On Wednesday night, facing his former team in his new home of the Honda Center, P.K. Subban chased a puck into the corner of the Habs’ zone and was promptly slammed by his old teammate. Sekac plowed into him like a semi-truck and gave him another shove on the ice, jarring the puck loose.
Hampus Lindholm collected it and sent it to the net. Sekac jabbed at it and Rickard Rakell sliced the rebound right past Carey Price. Rakell celebrated his sixth goal of the season a little; Sekac is probably still celebrating his third point as a Duck.
"I’m not going to lie, it’s a pretty good feeling," Sekac said. "Nothing gets better than beating a team that you used to play for."
The 22-year-old winger played only 50 games for the Canadiens, struggling to adapt his game from the KHL. His skill-set wasn’t quite suited for a club that’s rooted on defense, the scrutiny of the media and the pressure from the fans in Montreal only magnified the struggles.
Now, he’s found himself on a line with two others who are also still trying to prove themselves in ways. Center Rickard Rakell seems to have locked up his roster spot after spending the better parts of the last two seasons and part of this season in the AHL. Winger Emerson Etem, the local out of Long Beach, has seen plenty of time on the AHL ice this season.
Put them all together and they create a third line that seems to be the missing piece to the puzzle.

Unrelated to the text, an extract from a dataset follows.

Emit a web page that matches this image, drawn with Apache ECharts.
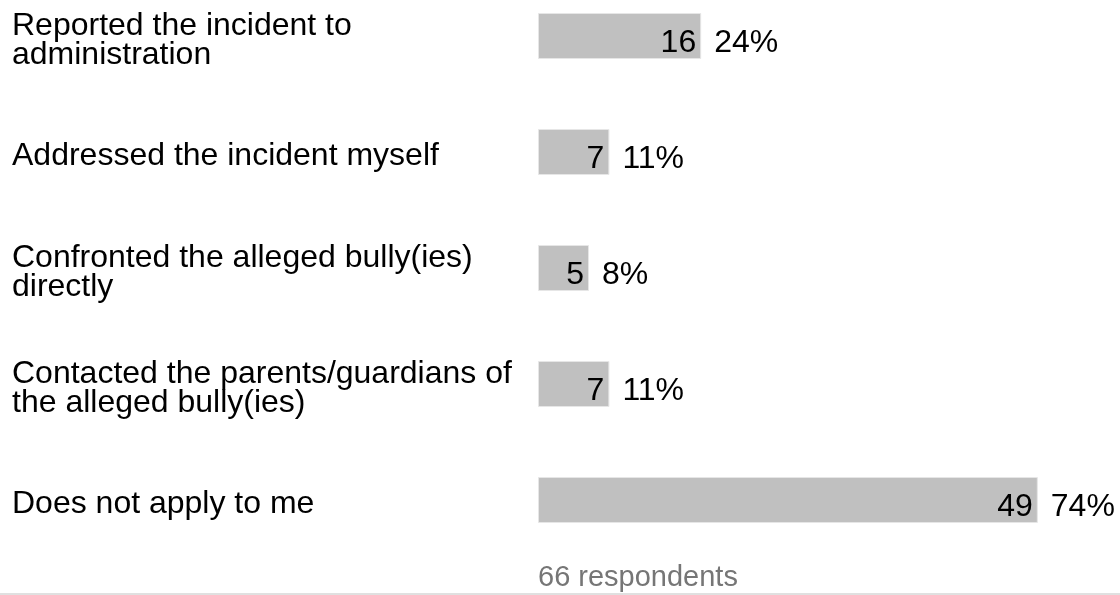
<!DOCTYPE html>
<html>
<head>
<meta charset="utf-8">
<script src="https://cdn.jsdelivr.net/npm/echarts@6/dist/echarts.min.js"></script>
<style>
html,body{margin:0;padding:0;background:#fff;}
#c{width:1120px;height:595px;}
</style>
</head>
<body>
<div id="c"></div>
<script>
const categories = [
  "Reported the incident to administration",
  "Addressed the incident myself",
  "Confronted the alleged bully(ies) directly",
  "Contacted the parents/guardians of the alleged bully(ies)",
  "Does not apply to me"
];
const counts = [16, 7, 5, 7, 49];
const percents = ["24%", "11%", "8%", "11%", "74%"];
const respondents = 66;

const FONT = '"Liberation Sans", Arial, sans-serif';
const chart = echarts.init(document.getElementById('c'), null, {renderer: 'canvas'});
chart.setOption({
  animation: false,
  backgroundColor: '#fff',
  grid: {left: 538, right: 21, top: -22, height: 580, containLabel: false, outerBoundsMode: 'none'},
  xAxis: {type: 'value', min: 0, max: 55, show: false},
  yAxis: {
    type: 'category', data: categories, inverse: true,
    axisLine: {show: false}, axisTick: {show: false}, splitLine: {show: false},
    axisLabel: {
      align: 'left', margin: 526, width: 515, overflow: 'break',
      fontSize: 32, lineHeight: 29, color: '#000', fontFamily: FONT,
      formatter: v => '{t|' + v + '}',
      rich: {t: {fontSize: 32, lineHeight: 29, color: '#000', fontFamily: FONT, padding: [9, 0, 0, 0]}}
    }
  },
  series: [
    {
      type: 'bar', data: counts, barWidth: 46,
      itemStyle: {color: '#c0c0c0', borderColor: '#e6e6e6', borderWidth: 1},
      label: {show: true, position: 'insideRight', distance: 5, color: '#000',
              fontSize: 32, fontFamily: FONT, offset: [0, 7]},
      z: 2
    },
    {
      type: 'bar', data: counts, barWidth: 46, barGap: '-100%',
      itemStyle: {color: 'rgba(0,0,0,0)'},
      label: {show: true, position: 'right', distance: 13, color: '#000',
              fontSize: 32, fontFamily: FONT, offset: [0, 7],
              formatter: p => percents[p.dataIndex]},
      z: 3
    }
  ],
  graphic: [
    {type: 'text', x: 538, y: 578,
     style: {text: respondents + ' respondents', fill: '#767676', font: '29px ' + FONT, verticalAlign: 'middle'}},
    {type: 'rect', shape: {x: 0, y: 593, width: 1120, height: 2}, style: {fill: '#e0e0e0'}}
  ]
});
</script>
</body>
</html>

"That was the first time all year that we’ve had a four-line match," Ducks coach Bruce Boudreau said. "I thought he settled in well, handled the puck and made good plays. Except for a couple times, that line was pretty responsible defensively."
Before facing Montreal, the adrenaline was pumping through Sekac. Anxious, excited, nervous and everything in between, this was the game he was waiting for.
"The start was pretty tough for me because I was way too excited and didn’t make plays at the beginning," he said.
Sekac feels wanted on his new team and fully intends to repay them for being so willing to give him a chance. Cast off by the Habs, he showed his former team exactly what they’re missing out on while validating the decisions made by his new one.
"A lot of things are changed right now, but I’m getting a lot of opportunities here," he said. "Everyone believes in me and I’m trying to work as hard as I can and do the things that they got me for."